Poor old Warren! Wow, did his time pass him by!

There’s a simple lesson for all investors in this, and it’s about the value of compound interest once we are in the third stage of life.

One of the reasons Buffett has been making by far the most money of his career in the past couple of years is because by this stage his accumulated stake is so large. So a 35% gain today will make him far more money in actual dollar terms than a 50% or even 100% gain would have done in the past. Such are the benefits of saving early and often.

Meanwhile, it has been an almost infallible rule during my career as a financial journalist that you should just go out and buy stock in Berkshire Hathaway whenever people start to say that Buffett has passed his prime.

I remember hearing much the same in early 2000, during the last dot-com bubble, when “old economy” Berkshire stock had nearly halved to around $40,000.

And they were saying much the same in the fall of 2008, during the global financial crisis, when Buffett urged people to buy stocks and various people said he’d lost it.

(Oh, and one of the many reasons why you should never, ever, ever take my advice is that I am so stupid I was willing to sell my Berkshire Hathaway stock — along with my Amazon

stock and Diageo

stock — in 2006 to go work for Jim Cramer at TheStreet.com. Idiot, indeed. But I loved the job.)

Now at $529,000, Berkshire Hathaway stock looks neither especially cheap nor expensive by its own historical standards.
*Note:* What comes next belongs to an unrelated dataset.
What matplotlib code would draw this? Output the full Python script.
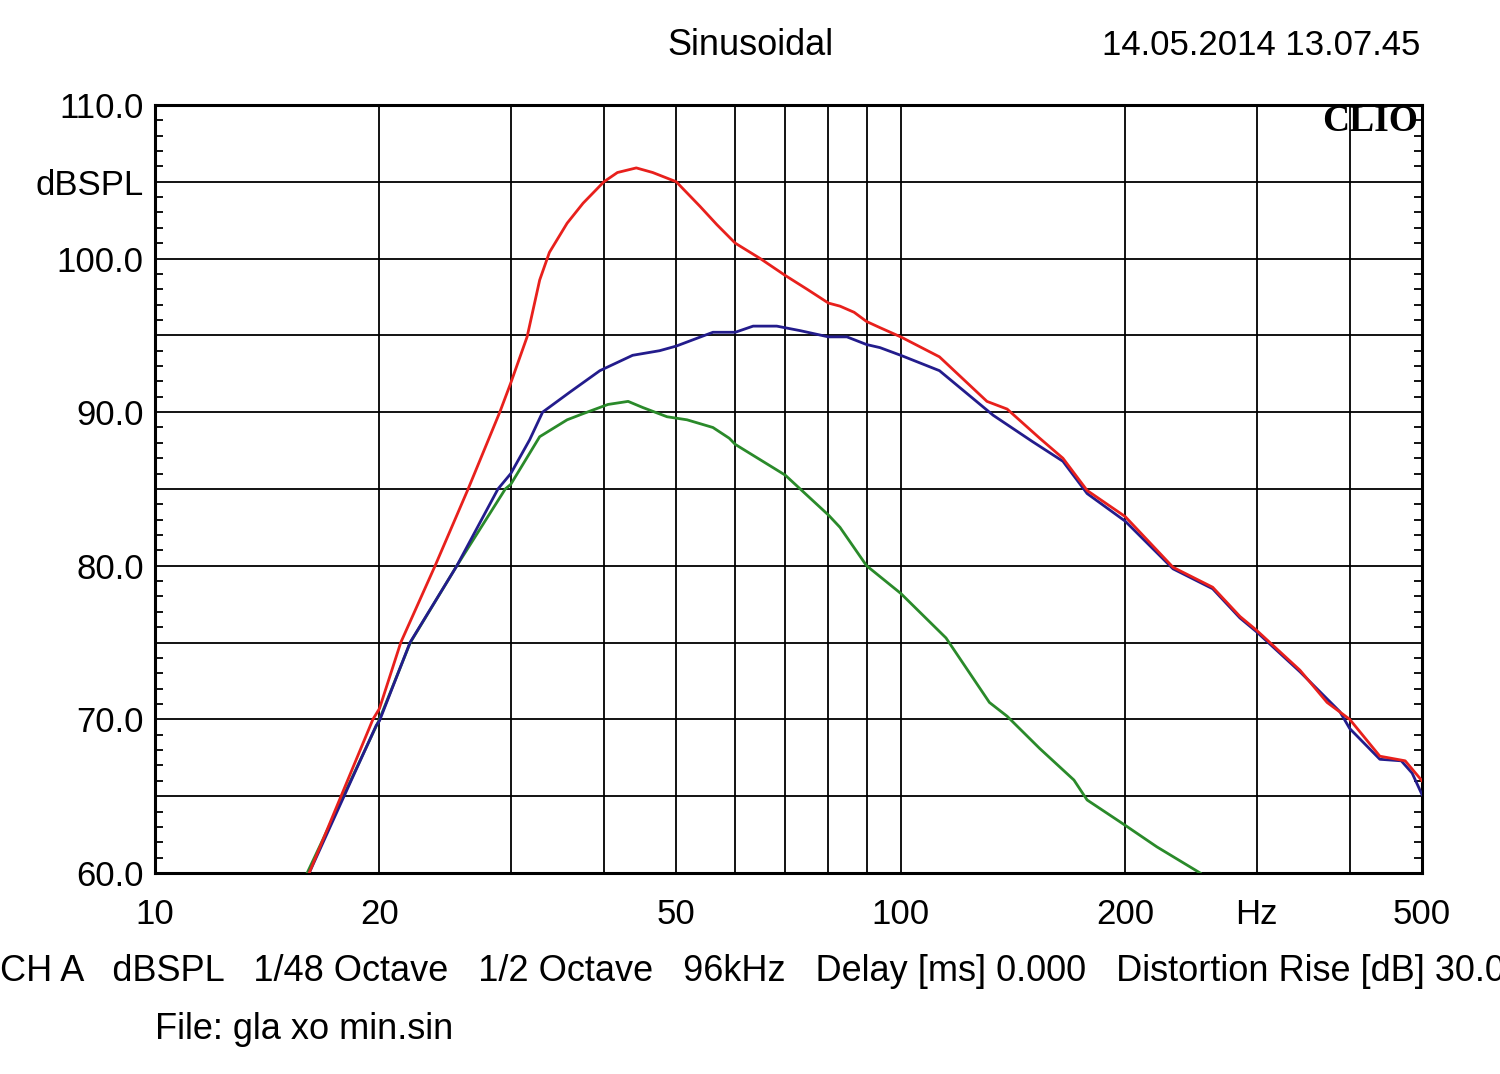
import matplotlib
matplotlib.use("Agg")
import matplotlib.pyplot as plt
from matplotlib.ticker import FixedLocator, NullFormatter

plt.rcParams["font.family"] = ["Liberation Sans", "DejaVu Sans"]

# DATA

red_hz = [16.1, 19.6, 20, 21.36, 23.75, 26.3, 29.0, 30, 31.55, 32.8, 33.8, 35.7, 37.5,
          40, 41.7, 44.2, 46.5, 50, 53.8, 56.7, 60, 64.8, 70, 74.9, 80, 82.9, 86.6,
          90, 93.8, 100, 112.7, 130.5, 138.9, 153.6, 165, 177.8, 200, 231.8, 262,
          285, 300, 343, 373, 400, 439, 474.7, 500]
red_db = [60.0, 70.0, 70.7, 75.0, 80.0, 85.0, 90.0, 91.9, 94.9, 98.6, 100.4, 102.3,
          103.6, 105.0, 105.6, 105.9, 105.6, 105.0, 103.4, 102.2, 101.0, 100.0, 98.9,
          98.0, 97.1, 96.9, 96.5, 95.9, 95.5, 94.9, 93.6, 90.7, 90.2, 88.3, 87.0,
          84.9, 83.2, 79.9, 78.6, 76.7, 75.8, 73.2, 71.1, 70.0, 67.6, 67.3, 66.0]

blue_hz = [16.1, 19.8, 20, 21.98, 25.4, 28.84, 30, 31.8, 33.1, 36.0, 39.5, 43.7, 47.5,
           50, 56, 60, 63.4, 68.2, 73.4, 80, 84.7, 90, 93.8, 100, 112.7, 133, 150,
           165, 177.8, 200, 231.8, 262, 285, 300, 343, 388, 400, 439, 469, 485, 500]
blue_db = [60.0, 69.6, 69.9, 75.0, 80.0, 85.0, 86.0, 88.2, 90.0, 91.3, 92.7, 93.7,
           94.0, 94.3, 95.2, 95.2, 95.6, 95.6, 95.3, 94.9, 94.9, 94.4, 94.2, 93.7,
           92.7, 89.8, 88.1, 86.8, 84.7, 82.9, 79.8, 78.5, 76.6, 75.7, 73.1, 70.5,
           69.4, 67.4, 67.3, 66.5, 65.1]

green_hz = [16.0, 20, 22.0, 25.4, 29.5, 30, 32.8, 35.7, 37.5, 40.5, 43.1, 45.1, 48.6,
            51.7, 56, 58.9, 60, 70, 80, 82.9, 90, 100, 115, 131.5, 138.9, 153.6,
            170.7, 177.8, 200, 220.5, 252]
green_db = [60.0, 70.0, 75.0, 80.0, 85.0, 85.3, 88.4, 89.5, 89.9, 90.5, 90.7, 90.3,
            89.7, 89.5, 89.0, 88.3, 87.9, 85.9, 83.3, 82.5, 80.0, 78.2, 75.3, 71.1,
            70.2, 68.1, 66.05, 64.75, 63.1, 61.7, 60.0]

x_ticks = [10, 20, 50, 100, 200, 300, 500]
x_labels = ["10", "20", "50", "100", "200", "Hz", "500"]
x_grid = [20, 30, 40, 50, 60, 70, 80, 90, 100, 200, 300, 400]
y_ticks = [60, 70, 80, 90, 100, 105, 110]
y_labels = ["60.0", "70.0", "80.0", "90.0", "100.0", "dBSPL", "110.0"]

# PLOT

fig = plt.figure(figsize=(15, 10.74), dpi=100)
ax = fig.add_axes([0.1033, 0.1872, 0.8447, 0.7151])

ax.set_xscale("log")
ax.set_xlim(10, 500)
ax.set_ylim(60, 110)

for f in x_grid:
    ax.axvline(f, color="black", lw=1.3, zorder=1)
for v in range(65, 110, 5):
    ax.axhline(v, color="black", lw=1.3, zorder=1)

ax.plot(green_hz, green_db, color="#2a8a2a", lw=2.0, zorder=3)
ax.plot(blue_hz, blue_db, color="#231c8c", lw=2.0, zorder=4)
ax.plot(red_hz, red_db, color="#e8201c", lw=2.0, zorder=5)

ax.xaxis.set_major_locator(FixedLocator(x_ticks))
ax.set_xticklabels(x_labels)
ax.xaxis.set_minor_formatter(NullFormatter())
ax.xaxis.set_minor_locator(FixedLocator([]))
ax.tick_params(axis="x", which="both", length=0, pad=18, labelsize=25)

ax.set_yticks(y_ticks)
ax.set_yticklabels(y_labels)
ax.set_yticks([v for v in range(61, 110) if v % 5 != 0], minor=True)
ax.tick_params(axis="y", which="major", length=0, pad=8, labelsize=25)
ax.tick_params(axis="y", which="minor", direction="in", length=6, width=1.3,
               left=True, right=True)

for s in ax.spines.values():
    s.set_linewidth(2.2)

ax.text(0.997, 0.978, "CLIO", transform=ax.transAxes, ha="right", va="center",
        fontsize=27, fontweight="bold", family=["Liberation Serif", "DejaVu Serif"])

fig.text(0.5, 0.958, "Sinusoidal", ha="center", va="center", fontsize=26)
fig.text(0.947, 0.958, "14.05.2014 13.07.45", ha="right", va="center", fontsize=25)

fig.text(0.0, 0.095, "CH A   dBSPL   1/48 Octave   1/2 Octave   96kHz   Delay [ms] 0.000"
         "   Distortion Rise [dB] 30.00", ha="left", va="center", fontsize=26)
fig.text(0.1033, 0.041, "File: gla xo min.sin", ha="left", va="center", fontsize=26)

fig.savefig("out.png", dpi=100, facecolor="white")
The conglomerate, which includes GEICO insurance, See’s Candies and multiple other businesses, currently trades at 1.5 times net asset or “book” value, which is pretty much average for the past 2 decades.

If any other genius traders in their 40s (or younger) think Buffett is washed up at 91, maybe we shouldn’t tell them about his vice chairman and friend Charlie Munger, still going strong at…98.